C. Naomi Osorio-Kupferblum

University of Vienna

True ways  of translating

In this talk, I use Yablo’s account of aboutness to explain an important aspect of translation and, by way of illustration, bring it to bear on Bar-On’s refutation of Quine’s claim about the indeterminacy of translation.

Yablo explicates the subject matter of a sentence S as the set of sets of worlds exactly alike with respect to how they make S true or false. Each such set of worlds therefore represents one way S can be true (or false), a ‘trueway’ (or ‘falseway’), for short. These trueways can be considered the admissible interpretations of a sentence. This makes the account a useful tool for explicating what translators actually think about.

I will give a short introduction to translation theory building on Vermeer’s Skopos Theory and Reiss’ functionalist categorisation of texts to help the audience understand where in the translator’s multifaceted work trueways effectively come in. It will also explain the misgivings translators have had with some things Quine said about translation.

Quine famously used translation to substantiate his scepticism about meaning. He claimed that rival translations fit the totality of speech behaviour to perfection, so that translation is indeterminate – there are always many acceptable translations. Bar-On criticises Quine’s argument as incompatible with actual translation practice. Usually, the problem is not that several translations of a source language (SL) statement are equally adequate, but rather that we often do not even have a single “exact” translation available in the target language (TL).
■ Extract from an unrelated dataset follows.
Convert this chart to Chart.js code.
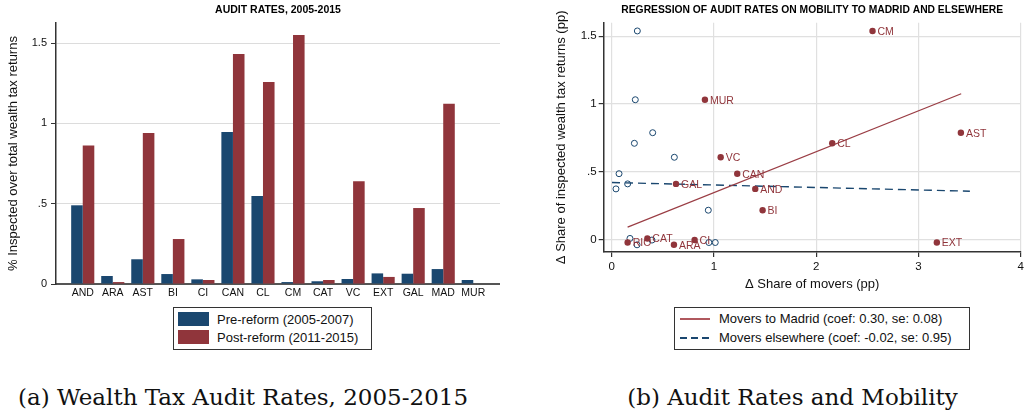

I show that the translators’ aim is to find an expression that conveys all aspects relevant to a TL readership. They pin down the important linguistic aspects in the SL expression and convey as much as possible of both the thought and the form of expression in the TL.  

Yablo’s trueways are ideally suited to model the process. They come in various degrees of determination, the lowest being the proposition, call it P1, the highest the finest grain of relevant difference between the ways S can be true, call it Pκ. In understanding an utterance in light of the overall topic, presuppositions, etc., as well as aspects in the form of expression (word order, grammatical construction, prosody, pronunciation, etc.), we understand it to present us with a subset of these trueways at some level of determinacy between P1 and Pκ. Ideally, the translator’s task would now be to find a TL expression that emulates all relevant formal features and yields the same collection of trueways. But no two languages are exactly alike in all these respects. So, the translator aims for the right balance in copying important formal aspects and matching sets of trueways. The translator’s skill and art consists in finding a TL expression rendering all the important trueways of S.

Literature

Bar-On, D., (1991), ‘Indeterminacy of Translation: Theory and Practice’, Philosophy and Phenomenological Research 53:4:781-810

Fine, K. (2020). Yablo on subject-matter. Philosophical Studies, 177:1:129-171.

Leal, A. (2018). Equivalence. In The Routledge handbook of translation and philosophy (pp. 224-242). Routledge.

Quine, W. V., (1960) Word & Object, Cambridge, Mass.: MIT Press.

–  (1987) ‘Indeterminacy of Translation Again’, The Journal of Philosophy, 84:1:5-10

Reiss, K. and Hans Vermeer (1984/2013) Towards a General Theory of Translational Action: Skopos Theory Explained, translated by Christiane Nord, English reviewed by Marina Dudenhöfer. Manchester: St Jerome.

Yablo, S., (2014) Aboutness, Princeton University Press

–  (2016) Parts and differences. Philosophical Studies, 173:1:141-157.

–  (2017) Reply to Fine on Aboutness. Philosophical Studies, 1-18.